We forget now that NATO was originally established to last for just 10 years, until 1959. In fact it has endured to this day, now with 28 members, and, crucially, with Article 5 intact, although it is surrounded by an element of worry, as noble Lords have alluded to this afternoon.

It is useful to contrast and compare some of the threats in the context of which Article 5 currently operates—the second Cold War through which we are living and which started with the annexation of Crimea in 2014—with the perils of the first Cold War. Certain elements of the first Cold War never went away. The Russian intelligence attack on the West was sustained, and even enhanced, by new technical means, cyber especially, while their belief in human intelligence remained as strong as it ever was. Russian nuclear weapons capacity remained the backbone of the state and the guarantor, as they saw it, of their national survival. The modernisation of their triad of nuclear forces continues apace. The deep cold war abated in the early 1990s north of the Greenland-Iceland-UK gap, although it never went away. There has been a tenfold surge of Russian naval activity since 2010, leading NATO to designate once more the north Atlantic as an operational area and the US Administration to revive the Second Fleet in north Atlantic waters. The latest Russian submarines, both attack and ballistic, have reduced very substantially the technical edge once possessed by the US Navy and the Royal Navy.

Naturally, there are significant differences in the nature of today’s threats compared to the great, 40-plus-year East-West confrontation of the Soviet era. For example, President Putin’s motive power is ideology-light and nationalism-heavy, compared to his communist predecessors. As other noble Lords have noted, it is fuelled by his desire to ease the hurt of the sudden and dramatic loss of Russian superpowerdom in 1989-91 and a desire to restore a measure of equality with the United States in the floating exchange rate of today’s great power calculations.
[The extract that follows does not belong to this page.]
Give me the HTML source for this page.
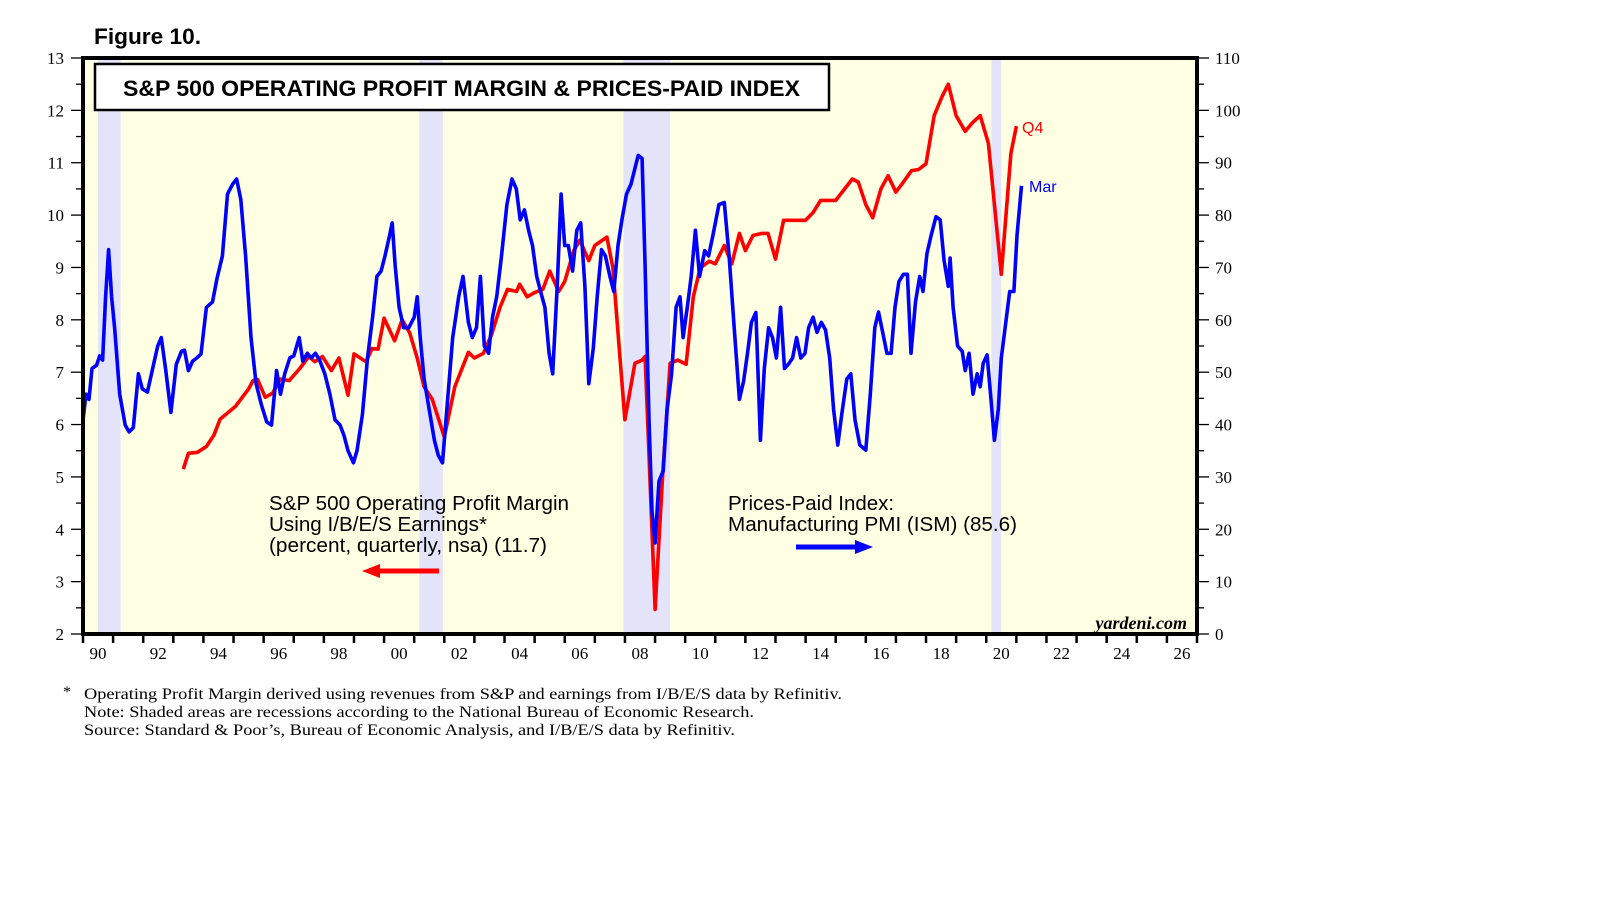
<!DOCTYPE html>
<html><head><meta charset="utf-8"><style>
html,body{margin:0;padding:0;background:#fff;width:1610px;height:910px;overflow:hidden}
svg{display:block}
</style></head><body>
<svg id="chart" width="1610" height="910" viewBox="0 0 1610 910" xmlns="http://www.w3.org/2000/svg" font-family="Liberation Serif, serif">
<text x="94" y="44" font-family="Liberation Sans, sans-serif" font-weight="bold" font-size="22" textLength="107" lengthAdjust="spacingAndGlyphs">Figure 10.</text>
<rect x="83" y="58" width="1114" height="576" fill="#ffffe3"/>
<g id="recessions"></g>
<g id="grid"></g>
<g id="series"></g>
<rect x="83" y="58" width="1114" height="576" fill="none" stroke="#000" stroke-width="4"/>
<rect x="95" y="64" width="734" height="46" fill="#fff" stroke="#000" stroke-width="2.5"/>
<text x="123" y="96" font-family="Liberation Sans, sans-serif" font-weight="bold" font-size="22" textLength="677" lengthAdjust="spacingAndGlyphs">S&amp;P 500 OPERATING PROFIT MARGIN &amp; PRICES-PAID INDEX</text>
<g font-family="Liberation Sans, sans-serif" font-size="20" fill="#000">
<text x="269" y="510" textLength="300" lengthAdjust="spacingAndGlyphs">S&amp;P 500 Operating Profit Margin</text>
<text x="269" y="531" textLength="218" lengthAdjust="spacingAndGlyphs">Using I/B/E/S Earnings*</text>
<text x="269" y="552" textLength="278" lengthAdjust="spacingAndGlyphs">(percent, quarterly, nsa) (11.7)</text>
</g>
<g><line x1="439" y1="571" x2="375" y2="571" stroke="#ff0000" stroke-width="5"/><polygon points="362,571 380,564 380,578" fill="#ff0000"/></g>
<g font-family="Liberation Sans, sans-serif" font-size="20" fill="#000">
<text x="728" y="510" textLength="166" lengthAdjust="spacingAndGlyphs">Prices-Paid Index:</text>
<text x="728" y="531" textLength="289" lengthAdjust="spacingAndGlyphs">Manufacturing PMI (ISM) (85.6)</text>
</g>
<g><line x1="796" y1="547" x2="860" y2="547" stroke="#0000ff" stroke-width="5"/><polygon points="873,547 855,540 855,554" fill="#0000ff"/></g>
<text x="1187" y="629" text-anchor="end" font-style="italic" font-weight="bold" font-size="18">yardeni.com</text>
<text x="1022" y="133" fill="#ff0000" font-family="Liberation Sans, sans-serif" font-size="16">Q4</text>
<text x="1029" y="192" fill="#0000ff" font-family="Liberation Sans, sans-serif" font-size="16">Mar</text>
<g font-size="16" fill="#000">
<text x="63" y="697">*</text>
<text x="84" y="699" textLength="758" lengthAdjust="spacingAndGlyphs">Operating Profit Margin derived using revenues from S&amp;P and earnings from I/B/E/S data by Refinitiv.</text>
<text x="84" y="717" textLength="670" lengthAdjust="spacingAndGlyphs">Note: Shaded areas are recessions according to the National Bureau of Economic Research.</text>
<text x="84" y="735" textLength="651" lengthAdjust="spacingAndGlyphs">Source: Standard &amp; Poor’s, Bureau of Economic Analysis, and I/B/E/S data by Refinitiv.</text>
</g>
</svg>
<script>
const marginYears=[1993.33,1993.5,1993.8,1994.1,1994.35,1994.55,1995.07,1995.5,1995.65,1995.8,1996.05,1996.3,1996.55,1996.85,1997.2,1997.5,1997.7,1997.95,1998.25,1998.5,1998.8,1999.0,1999.4,1999.6,1999.8,2000.0,2000.35,2000.6,2000.85,2001.1,2001.33,2001.6,2002.0,2002.35,2002.8,2003.0,2003.3,2003.57,2003.85,2004.1,2004.4,2004.5,2004.75,2005.0,2005.27,2005.5,2005.8,2006.0,2006.3,2006.5,2006.8,2007.0,2007.4,2007.6,2008.0,2008.33,2008.57,2008.67,2009.0,2009.25,2009.5,2009.76,2010.03,2010.27,2010.5,2010.8,2011.0,2011.3,2011.55,2011.8,2012.0,2012.25,2012.55,2012.75,2013.0,2013.27,2013.5,2013.77,2014.0,2014.25,2014.5,2014.73,2015.0,2015.27,2015.55,2015.75,2016.0,2016.23,2016.5,2016.74,2017.0,2017.25,2017.52,2017.75,2018.0,2018.27,2018.53,2018.74,2019.0,2019.3,2019.55,2019.8,2020.07,2020.5,2020.82,2021.0];
const marginValues=[5.15,5.45,5.47,5.58,5.8,6.1,6.35,6.68,6.84,6.86,6.52,6.6,6.87,6.84,7.07,7.3,7.2,7.3,7.03,7.27,6.56,7.35,7.2,7.45,7.44,8.03,7.6,8.0,7.75,7.27,6.72,6.48,5.76,6.72,7.38,7.27,7.36,7.72,8.24,8.58,8.54,8.68,8.44,8.52,8.58,8.93,8.54,8.73,9.32,9.52,9.13,9.42,9.58,8.99,6.09,7.17,7.23,7.3,2.47,5.02,7.17,7.23,7.15,8.44,8.99,9.12,9.07,9.42,9.07,9.65,9.32,9.61,9.65,9.65,9.16,9.9,9.9,9.9,9.9,10.05,10.28,10.28,10.28,10.48,10.69,10.63,10.2,9.95,10.5,10.75,10.44,10.63,10.85,10.87,10.98,11.9,12.26,12.5,11.9,11.6,11.77,11.9,11.37,8.87,11.18,11.7];
const pricesYears=[1990.0,1990.1,1990.2,1990.3,1990.45,1990.55,1990.65,1990.75,1990.85,1990.95,1991.05,1991.22,1991.4,1991.53,1991.67,1991.84,1991.97,1992.14,1992.3,1992.48,1992.6,1992.75,1992.92,1993.1,1993.27,1993.37,1993.5,1993.64,1993.78,1993.92,1994.1,1994.3,1994.45,1994.63,1994.8,1994.97,1995.1,1995.24,1995.4,1995.58,1995.75,1995.92,1996.1,1996.26,1996.43,1996.56,1996.7,1996.87,1997.0,1997.18,1997.3,1997.45,1997.58,1997.72,1997.86,1998.03,1998.2,1998.37,1998.54,1998.67,1998.8,1998.98,1999.1,1999.28,1999.45,1999.62,1999.76,1999.9,2000.03,2000.17,2000.27,2000.37,2000.5,2000.65,2000.82,2001.0,2001.1,2001.2,2001.33,2001.5,2001.67,2001.8,2001.94,2002.07,2002.28,2002.48,2002.62,2002.8,2002.93,2003.07,2003.2,2003.33,2003.47,2003.6,2003.74,2003.9,2004.08,2004.25,2004.39,2004.52,2004.66,2004.8,2004.93,2005.07,2005.2,2005.34,2005.48,2005.6,2005.75,2005.88,2006.0,2006.12,2006.26,2006.4,2006.53,2006.67,2006.8,2006.95,2007.08,2007.22,2007.35,2007.5,2007.63,2007.77,2007.9,2008.05,2008.2,2008.33,2008.44,2008.57,2008.67,2008.8,2008.9,2009.0,2009.13,2009.27,2009.4,2009.55,2009.7,2009.83,2009.93,2010.07,2010.2,2010.34,2010.48,2010.65,2010.78,2010.92,2011.12,2011.3,2011.46,2011.63,2011.8,2011.94,2012.07,2012.2,2012.35,2012.5,2012.63,2012.77,2012.9,2013.03,2013.17,2013.3,2013.44,2013.57,2013.7,2013.84,2013.98,2014.1,2014.25,2014.38,2014.52,2014.66,2014.8,2014.93,2015.07,2015.2,2015.37,2015.5,2015.64,2015.8,2016.0,2016.15,2016.3,2016.42,2016.56,2016.7,2016.84,2016.97,2017.1,2017.25,2017.38,2017.5,2017.65,2017.79,2017.9,2018.03,2018.17,2018.33,2018.47,2018.6,2018.74,2018.8,2018.9,2019.05,2019.2,2019.3,2019.43,2019.56,2019.7,2019.8,2019.9,2020.03,2020.17,2020.27,2020.4,2020.5,2020.65,2020.78,2020.92,2021.02,2021.17];
const pricesValues=[40.9,45.8,44.8,50.7,51.3,53.1,52.3,64.4,73.4,64.4,58.5,45.8,39.9,38.6,39.4,49.7,46.8,46.2,50.3,55.0,56.6,50.3,42.3,51.5,54.0,54.2,50.3,52.1,52.7,53.5,62.4,63.4,67.9,72.2,84.0,85.9,86.9,83.0,72.2,56.6,47.8,43.9,40.5,39.9,50.3,45.8,49.7,52.7,53.1,56.6,52.1,53.6,52.7,53.6,52.3,49.7,45.8,40.9,39.9,37.9,35.0,32.7,35.0,41.9,52.7,60.5,68.3,69.3,72.2,75.8,78.5,70.3,62.4,58.5,58.5,60.5,64.4,56.6,48.7,42.9,37.0,34.1,32.7,41.9,56.6,64.4,68.3,59.5,56.6,58.5,68.3,55.0,53.6,60.5,64.4,72.2,82.0,86.9,85.0,79.1,81.0,77.1,74.2,68.3,65.4,62.4,53.6,49.7,66.4,84.0,74.2,74.2,69.3,77.1,78.5,66.4,47.8,54.6,64.4,73.4,72.2,68.3,65.4,74.2,79.1,84.0,85.9,88.9,91.4,90.8,70.3,40.9,23.3,17.4,29.2,31.1,42.9,49.7,62.4,64.4,56.6,62.4,68.3,77.1,68.3,73.2,72.2,76.1,82.0,82.4,72.2,58.5,44.8,48.3,53.6,59.5,61.4,37.0,50.7,58.5,56.6,52.7,62.4,50.7,51.6,52.7,56.6,52.7,53.6,58.5,60.5,57.6,59.5,58.1,52.7,42.9,36.1,41.9,48.7,49.7,40.9,36.1,35.1,45.8,58.5,61.5,57.6,53.6,53.6,62.4,67.3,68.7,68.7,53.6,63.4,68.3,65.4,72.6,76.1,79.7,79.1,71.3,66.4,71.8,62.4,55.0,54.0,50.3,53.6,45.8,49.7,47.2,51.7,53.3,43.9,37.0,42.9,52.7,59.5,65.4,65.4,76.1,85.6];
const recessionStarts=[1990.5,2001.17,2007.95,2020.17];
const recessionEnds=[1991.25,2001.95,2009.5,2020.5];
const leftTicks=[2,3,4,5,6,7,8,9,10,11,12,13];
const rightTicks=[0,10,20,30,40,50,60,70,80,90,100,110];
const yearLabels=["90","92","94","96","98","00","02","04","06","08","10","12","14","16","18","20","22","24","26"];

const NS="http://www.w3.org/2000/svg";
const X0=83,X1=1197,Y0=58,Y1=634,YR0=1990,YR1=2027;
const xs=y=>X0+(y-YR0)/(YR1-YR0)*(X1-X0);
const yl=v=>Y1-(v-2)/11*(Y1-Y0);
const yr=v=>Y1-v/110*(Y1-Y0);
function mk(tag,attrs,parent){const e=document.createElementNS(NS,tag);for(const k in attrs)e.setAttribute(k,attrs[k]);parent.appendChild(e);return e;}
const rec=document.getElementById('recessions');
recessionStarts.forEach((s,i)=>{
  const r=mk('rect',{x:xs(s),y:Y0,width:xs(recessionEnds[i])-xs(s),height:Y1-Y0,fill:'#e3e3fa'},rec);
  
  
});
const g=document.getElementById('grid');
for(let v=2;v<=13.001;v+=0.5){
  const major=Math.abs(v-Math.round(v))<0.01;
  const t=mk('line',{x1:X0-(major?12:7),x2:X0,y1:yl(v),y2:yl(v),stroke:'#000','stroke-width':1.3},g);
  
  
}
leftTicks.forEach(v=>{
  const t=mk('text',{x:64,y:yl(v)+6,'text-anchor':'end','font-size':17},g);t.textContent=v;
  
  
});
for(let v=0;v<=110;v+=5){
  const major=v%10===0;
  const t=mk('line',{x1:X1,x2:X1+(major?12:7),y1:yr(v),y2:yr(v),stroke:'#000','stroke-width':1.3},g);
  
  
}
rightTicks.forEach(v=>{
  const t=mk('text',{x:1215,y:yr(v)+6,'font-size':17},g);t.textContent=v;
  
  
});
for(let y=YR0;y<=YR1;y++){
  const t=mk('line',{x1:xs(y),x2:xs(y),y1:Y1,y2:Y1+9,stroke:'#000','stroke-width':2.5},g);
  
  
}
yearLabels.forEach((l,i)=>{
  const t=mk('text',{x:xs(YR0+2*i+0.5),y:659,'text-anchor':'middle','font-size':17},g);t.textContent=l;
  
  
});
const s=document.getElementById('series');
const rp=marginYears.map((y,i)=>xs(y).toFixed(1)+','+yl(marginValues[i]).toFixed(1)).join(' ');
const red=mk('polyline',{points:rp,fill:'none',stroke:'#ff0000','stroke-width':3.6,'stroke-linejoin':'round'},s);


const bp=pricesYears.map((y,i)=>xs(y).toFixed(1)+','+yr(pricesValues[i]).toFixed(1)).join(' ');
const blue=mk('polyline',{points:bp,fill:'none',stroke:'#0000ff','stroke-width':3.6,'stroke-linejoin':'round'},s);


</script>
</body></html>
Those tasked by NATO and their own Governments to run what are now called crisis management exercises—some noble Lords who have worked in Whitehall may remember them as the Wintexes, biennial exercises which NATO conducted with the British always alongside it—are faced by a different set of possible contingencies. The old Wintexes gamed their way through a period of worsening international tension, through a precautionary stage and right on to nuclear release: R-hour. The now declassified Wintex files in the National Archives make for the most extraordinarily chilling reading.
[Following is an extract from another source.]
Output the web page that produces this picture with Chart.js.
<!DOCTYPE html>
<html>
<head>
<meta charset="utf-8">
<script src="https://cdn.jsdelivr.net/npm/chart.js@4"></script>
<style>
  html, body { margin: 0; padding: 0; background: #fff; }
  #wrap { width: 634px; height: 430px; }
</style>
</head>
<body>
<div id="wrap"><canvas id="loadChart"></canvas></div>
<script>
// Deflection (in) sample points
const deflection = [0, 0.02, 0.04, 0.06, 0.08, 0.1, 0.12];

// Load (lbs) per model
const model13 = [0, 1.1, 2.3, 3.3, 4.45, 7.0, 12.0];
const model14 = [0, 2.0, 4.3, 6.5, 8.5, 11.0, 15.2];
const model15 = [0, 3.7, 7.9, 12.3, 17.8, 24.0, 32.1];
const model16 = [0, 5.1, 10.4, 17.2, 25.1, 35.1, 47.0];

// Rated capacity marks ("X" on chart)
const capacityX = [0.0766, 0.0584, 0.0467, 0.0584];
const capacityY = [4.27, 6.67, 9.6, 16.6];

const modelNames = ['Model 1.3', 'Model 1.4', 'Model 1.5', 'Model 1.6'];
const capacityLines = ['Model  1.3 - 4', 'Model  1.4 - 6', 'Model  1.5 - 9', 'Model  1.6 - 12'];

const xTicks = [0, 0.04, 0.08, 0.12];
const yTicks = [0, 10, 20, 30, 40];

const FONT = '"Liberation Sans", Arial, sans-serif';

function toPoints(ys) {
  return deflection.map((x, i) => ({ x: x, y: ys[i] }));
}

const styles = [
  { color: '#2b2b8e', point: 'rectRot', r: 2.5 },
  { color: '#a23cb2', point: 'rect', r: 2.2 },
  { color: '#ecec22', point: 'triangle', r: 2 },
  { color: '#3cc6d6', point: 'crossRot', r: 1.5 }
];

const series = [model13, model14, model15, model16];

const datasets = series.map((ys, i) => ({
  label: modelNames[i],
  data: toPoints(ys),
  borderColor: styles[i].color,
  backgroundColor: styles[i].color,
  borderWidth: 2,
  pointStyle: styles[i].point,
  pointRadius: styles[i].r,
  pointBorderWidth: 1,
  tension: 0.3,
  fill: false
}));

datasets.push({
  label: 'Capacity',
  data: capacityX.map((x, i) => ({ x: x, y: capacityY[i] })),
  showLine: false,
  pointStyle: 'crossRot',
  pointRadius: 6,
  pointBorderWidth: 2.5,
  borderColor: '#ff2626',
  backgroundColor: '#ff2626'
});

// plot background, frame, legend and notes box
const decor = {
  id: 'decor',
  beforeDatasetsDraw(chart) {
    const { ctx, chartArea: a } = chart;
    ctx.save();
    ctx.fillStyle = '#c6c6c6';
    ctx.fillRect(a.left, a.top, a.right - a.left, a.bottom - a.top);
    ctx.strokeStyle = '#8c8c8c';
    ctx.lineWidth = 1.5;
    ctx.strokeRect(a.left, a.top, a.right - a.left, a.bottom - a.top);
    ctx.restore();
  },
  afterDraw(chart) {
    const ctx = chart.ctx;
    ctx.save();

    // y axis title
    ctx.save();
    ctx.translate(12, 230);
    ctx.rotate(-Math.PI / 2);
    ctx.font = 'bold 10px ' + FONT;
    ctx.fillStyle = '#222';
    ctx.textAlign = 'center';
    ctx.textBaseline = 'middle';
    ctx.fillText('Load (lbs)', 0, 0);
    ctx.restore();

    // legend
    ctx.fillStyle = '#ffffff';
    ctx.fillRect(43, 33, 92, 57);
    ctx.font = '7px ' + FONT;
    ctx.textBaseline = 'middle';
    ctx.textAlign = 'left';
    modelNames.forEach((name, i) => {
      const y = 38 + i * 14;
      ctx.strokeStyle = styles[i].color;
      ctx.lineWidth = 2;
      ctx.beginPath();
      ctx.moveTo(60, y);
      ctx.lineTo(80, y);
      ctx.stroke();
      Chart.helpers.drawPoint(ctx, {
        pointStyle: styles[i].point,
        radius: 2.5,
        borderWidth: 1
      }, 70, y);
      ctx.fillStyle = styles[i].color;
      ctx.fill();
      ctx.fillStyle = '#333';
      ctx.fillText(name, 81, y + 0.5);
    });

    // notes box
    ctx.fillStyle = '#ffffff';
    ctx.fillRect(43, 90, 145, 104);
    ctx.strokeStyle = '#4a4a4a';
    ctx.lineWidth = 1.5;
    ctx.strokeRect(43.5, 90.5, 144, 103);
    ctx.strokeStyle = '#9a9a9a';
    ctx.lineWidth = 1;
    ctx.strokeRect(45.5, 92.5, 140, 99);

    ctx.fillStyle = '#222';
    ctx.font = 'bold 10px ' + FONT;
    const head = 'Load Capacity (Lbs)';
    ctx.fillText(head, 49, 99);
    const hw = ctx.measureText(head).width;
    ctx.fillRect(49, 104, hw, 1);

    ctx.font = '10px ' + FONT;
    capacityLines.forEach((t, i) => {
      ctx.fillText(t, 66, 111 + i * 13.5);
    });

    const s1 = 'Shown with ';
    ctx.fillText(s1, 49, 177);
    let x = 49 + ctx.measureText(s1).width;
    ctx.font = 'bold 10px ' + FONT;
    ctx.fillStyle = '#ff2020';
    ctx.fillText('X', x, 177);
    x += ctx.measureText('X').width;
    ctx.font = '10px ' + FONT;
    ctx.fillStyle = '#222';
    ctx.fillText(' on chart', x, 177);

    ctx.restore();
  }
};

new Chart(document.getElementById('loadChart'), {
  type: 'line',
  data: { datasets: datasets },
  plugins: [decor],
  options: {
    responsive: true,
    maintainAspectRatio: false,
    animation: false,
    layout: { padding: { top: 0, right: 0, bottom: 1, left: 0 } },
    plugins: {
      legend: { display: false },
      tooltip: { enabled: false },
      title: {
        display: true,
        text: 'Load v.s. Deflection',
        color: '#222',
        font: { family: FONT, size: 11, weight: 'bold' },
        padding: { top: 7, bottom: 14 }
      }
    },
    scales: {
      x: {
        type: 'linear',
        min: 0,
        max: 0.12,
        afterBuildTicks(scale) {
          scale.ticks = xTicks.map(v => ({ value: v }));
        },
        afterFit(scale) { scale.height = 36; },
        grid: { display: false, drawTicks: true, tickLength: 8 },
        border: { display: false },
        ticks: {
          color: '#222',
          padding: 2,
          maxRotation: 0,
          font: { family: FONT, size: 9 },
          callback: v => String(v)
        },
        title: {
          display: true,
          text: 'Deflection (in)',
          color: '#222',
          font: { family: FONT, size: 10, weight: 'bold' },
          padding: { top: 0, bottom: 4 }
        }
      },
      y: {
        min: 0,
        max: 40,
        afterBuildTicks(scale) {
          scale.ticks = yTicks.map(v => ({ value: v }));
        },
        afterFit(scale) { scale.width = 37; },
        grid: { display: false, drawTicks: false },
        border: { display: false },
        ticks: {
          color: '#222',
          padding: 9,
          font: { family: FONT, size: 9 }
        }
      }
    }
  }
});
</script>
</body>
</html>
Today, the planners are faced more with what one of them has called a “pop-up” cold war which is less predictable and harder to read and which can take a multiplicity of forms, many of which are deniable by the instigators. Hybridity is the threat of our times in a way that was not imaginable even in 1989-91. Unintended escalations that run out of control are the shared fears of Cold War I and Cold War II. Those of us who recall the Cuban missile crisis will never forget what it felt like. We now know that the world was even closer to the brink than we appreciated in October 1962. Today’s “spikes of escalation”, as a Whitehall friend describes them, are mercifully unlikely to be as menacing and perilous as Cuba, but this Cold War II will probably be a long haul, requiring organising minds in the West of the quality of the great American diplomat, George Kennan, who developed the “containment” model for coping with Soviet power in 1946-47. We need, as well, philosophers of the open society of the quality of the incomparable Sir Karl Popper to remind us of the crucial ingredients of open societies which enable them in the end to prevail against closed or authoritarian ones.

Next month, today’s NATO leaders must rise to the level of events as their forebears did in 1948-1949. It is a time for cool heads, careful assessments and a sustained investment in our collective needs of defence. The founders of the late 1940s did successive generations proud with their insights and their foresight. I hope, admittedly against all expectations, that the same will come to be said of the men and women who gathered in Brussels in July 2018.